Onyeka i second u my sis...Nigeria is doomed unless God comes downand works amiracle we are doomed.My heart bleeds for that country..."he's a miracle working God(2x)he's he alpha and omega.He's a miracle working God

Cyber Caravan 9:41 am  

Will Yar'Adua go after those crooks who put him in power? I mean the likes of Odili, Uba, etc. who opened champagne bottles right next to him during the "victory" world conference.

I personally doubt it. If he does, it will signal a trully new era in Nigerian politics and public accountability. If he doesn't and turn a blind eye, this will technically make him a crook himself.

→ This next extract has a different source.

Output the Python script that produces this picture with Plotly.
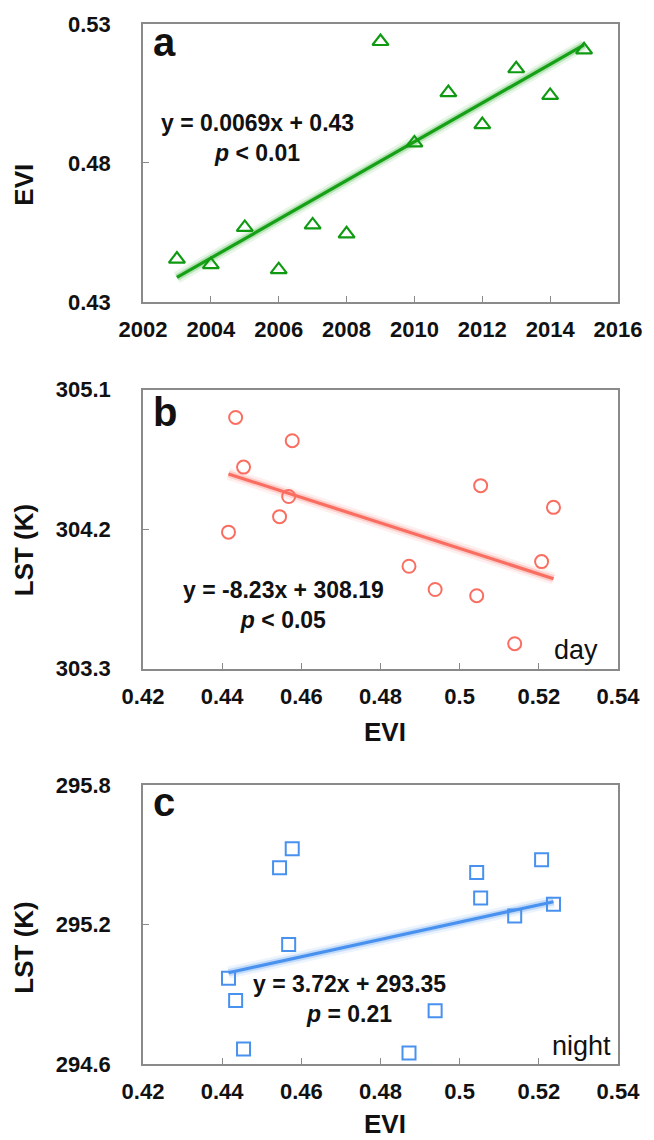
import numpy as np
import plotly.graph_objects as go

# ---------------- data ----------------
years = [2003, 2004, 2005, 2006, 2007, 2008, 2009, 2010, 2011, 2012, 2013, 2014, 2015]
evi = [0.4454, 0.4434, 0.4568, 0.4416, 0.4577, 0.4545, 0.5237, 0.4872, 0.5053, 0.4938, 0.5139, 0.5043, 0.5207]
lst_day = [304.60, 304.92, 304.41, 304.18, 304.77, 304.28, 304.34, 303.96, 304.48, 303.81, 303.46, 303.77, 303.99]
lst_night = [294.664, 294.873, 295.114, 294.969, 295.526, 295.444, 295.287, 294.647, 295.314, 294.829, 295.237, 295.424, 295.479]

day_slope, day_intercept = -8.23, 308.19
night_slope, night_intercept = 3.72, 293.35

eq_a = "y = 0.0069x + 0.43"
p_a = "p &lt; 0.01"
eq_b = "y = -8.23x + 308.19"
p_b = "p &lt; 0.05"
eq_c = "y = 3.72x + 293.35"
p_c = "p = 0.21"

evi_ticks = [0.42, 0.44, 0.46, 0.48, 0.50, 0.52, 0.54]
evi_ticktext = ["0.42", "0.44", "0.46", "0.48", "0.5", "0.52", "0.54"]
year_ticks = [2002, 2004, 2006, 2008, 2010, 2012, 2014, 2016]
a_yticks = [0.43, 0.48, 0.53]
b_yticks = [303.3, 304.2, 305.1]
c_yticks = [294.6, 295.2, 295.8]

# ---------------- layout geometry ----------------
W, H = 654, 1140
ML, MR, MT, MB = 143, 27, 20, 76
PW = W - ML - MR
PH = H - MT - MB


def px(x):
    return (x - ML) / PW


def py(y):
    return (H - MB - y) / PH


dom_a = [py(299), py(20)]
dom_b = [py(667), py(387)]
dom_c = [py(1064), py(784)]

GREEN = "#0f9a12"
SALMON = "#fa6e62"
BLUE = "#4891ee"
AX = "#8a8a8a"
FONT = "Liberation Sans, Arial, sans-serif"

fig = go.Figure()


def add_fit(xs, ys, xref, yref, color, glow):
    for w, op in [(12, 0.10), (7, 0.25)]:
        fig.add_trace(go.Scatter(x=xs, y=ys, mode="lines", xaxis=xref, yaxis=yref,
                                 line=dict(color=glow, width=w), opacity=op,
                                 showlegend=False, hoverinfo="skip"))
    fig.add_trace(go.Scatter(x=xs, y=ys, mode="lines", xaxis=xref, yaxis=yref,
                             line=dict(color=color, width=3.2),
                             showlegend=False, hoverinfo="skip"))


# panel a
ka, ba = np.polyfit(years, evi, 1)
xa = np.array([min(years), max(years)])
add_fit(xa, ka * xa + ba, "x", "y", "#16a016", "#22aa22")
fig.add_trace(go.Scatter(x=years, y=evi, mode="markers", xaxis="x", yaxis="y",
                         marker=dict(symbol="triangle-up-open", size=14, color=GREEN,
                                     line=dict(width=2.2, color=GREEN)),
                         showlegend=False))

# panel b
xb = np.array([min(evi), max(evi)])
add_fit(xb, day_slope * xb + day_intercept, "x2", "y2", SALMON, SALMON)
fig.add_trace(go.Scatter(x=evi, y=lst_day, mode="markers", xaxis="x2", yaxis="y2",
                         marker=dict(symbol="circle-open", size=13, color=SALMON,
                                     line=dict(width=2, color=SALMON)),
                         showlegend=False))

# panel c
add_fit(xb, night_slope * xb + night_intercept, "x3", "y3", BLUE, BLUE)
fig.add_trace(go.Scatter(x=evi, y=lst_night, mode="markers", xaxis="x3", yaxis="y3",
                         marker=dict(symbol="square-open", size=13, color=BLUE,
                                     line=dict(width=2, color=BLUE)),
                         showlegend=False))

tickfont = dict(family=FONT, size=22, color="#111", weight="bold")
common = dict(showline=True, mirror=True, linecolor=AX, linewidth=1.5,
              ticks="inside", ticklen=6, tickcolor=AX, tickwidth=1.2,
              showgrid=False, zeroline=False, tickfont=tickfont)

fig.update_layout(
    width=W, height=H, margin=dict(l=ML, r=MR, t=MT, b=MB),
    paper_bgcolor="white", plot_bgcolor="white",
    xaxis=dict(domain=[0, 1], anchor="y", range=[2002, 2016], tickvals=year_ticks,
               ticklabelstandoff=7, **common),
    yaxis=dict(domain=dom_a, anchor="x", range=[0.43, 0.53], tickvals=a_yticks,
               ticktext=["%.2f" % v for v in a_yticks], ticklabelstandoff=26, **common),
    xaxis2=dict(domain=[0, 1], anchor="y2", range=[0.42, 0.54], tickvals=evi_ticks,
                ticktext=evi_ticktext, ticklabelstandoff=7, **common),
    yaxis2=dict(domain=dom_b, anchor="x2", range=[303.3, 305.1], tickvals=b_yticks,
                ticktext=["%.1f" % v for v in b_yticks], ticklabelstandoff=26, **common),
    xaxis3=dict(domain=[0, 1], anchor="y3", range=[0.42, 0.54], tickvals=evi_ticks,
                ticktext=evi_ticktext, ticklabelstandoff=7, **common),
    yaxis3=dict(domain=dom_c, anchor="x3", range=[294.6, 295.8], tickvals=c_yticks,
                ticktext=["%.1f" % v for v in c_yticks], ticklabelstandoff=26, **common),
)

ann = []


def add_text(text, x, y, size, xanchor="center", yanchor="middle", angle=0, weight="bold"):
    ann.append(dict(text=text, x=px(x), y=py(y), xref="paper", yref="paper",
                    xanchor=xanchor, yanchor=yanchor, showarrow=False, textangle=angle,
                    font=dict(family=FONT, size=size, color="#111", weight=weight)))


# axis titles
add_text("EVI", 22, 181, 26, angle=-90)
add_text("LST (K)", 22, 548, 26, angle=-90)
add_text("LST (K)", 22, 947, 26, angle=-90)
add_text("EVI", 390, 731, 26)
add_text("EVI", 390, 1124, 26)

# panel letters
add_text("a", 151, 38, 40, xanchor="left")
add_text("b", 151, 409, 40, xanchor="left")
add_text("c", 151, 801, 40, xanchor="left")

# equations
add_text(eq_a + "<br><i>" + p_a[0] + "</i>" + p_a[1:], 260, 134, 23)
add_text(eq_b + "<br><i>" + p_b[0] + "</i>" + p_b[1:], 286, 603, 23)
add_text(eq_c + "<br><i>" + p_c[0] + "</i>" + p_c[1:], 353, 999, 23)

# day / night labels
add_text("day", 609, 648, 27, xanchor="right", weight="normal")
add_text("night", 622, 1046, 27, xanchor="right", weight="normal")

fig.update_layout(annotations=ann)

fig.write_html("out.html")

I hope to get your feedback on this question1

Dami 12:33 pm  

yaradua wont go for all of them but ribadu will certainly go after odili, he must!

Spook E 12:06 am  

I hear the opposition is trying to rally people for some sort of protest. *sigh* I hate to greet my motherland with pessimism deserving only of the truly hopeless but I have never know Nigerians to believe in the power of their collective voice and/or actions! I pray they will be moved in numbers to take action against this democratic maiming the powers that be call an election but I fear that I know my people all too well and once again, we will let this one slid and accept this cycle of powerlessness as our fate.

Spook E 12:09 am  

Oh I forgot to ask, did anyone questions this Ya'adua fellow about the Sharia laws that were put in place in his state when he was Governor?? I've never heard any discussion about this. I don't live in Nigeria so I really don't know but I would assume there is a real fear that this guy could be an Islamic nut!

wande 8:20 am  

Thanks for your constructive criticism, observation and above all your solutions to improving Nigerian electoral process.

I believe it now the time for Nigerians to realise that elections in Africa generally can hardly be free and fair, maybe it is in the character.

But ammendments can always be made, right measures can be put in place to prevent re-occurences of the previous lapses.

Then by so doing, the democratic process must have attained a perfect settings where election can be free and fair based on African standard. Afterall, Rome was not built in day.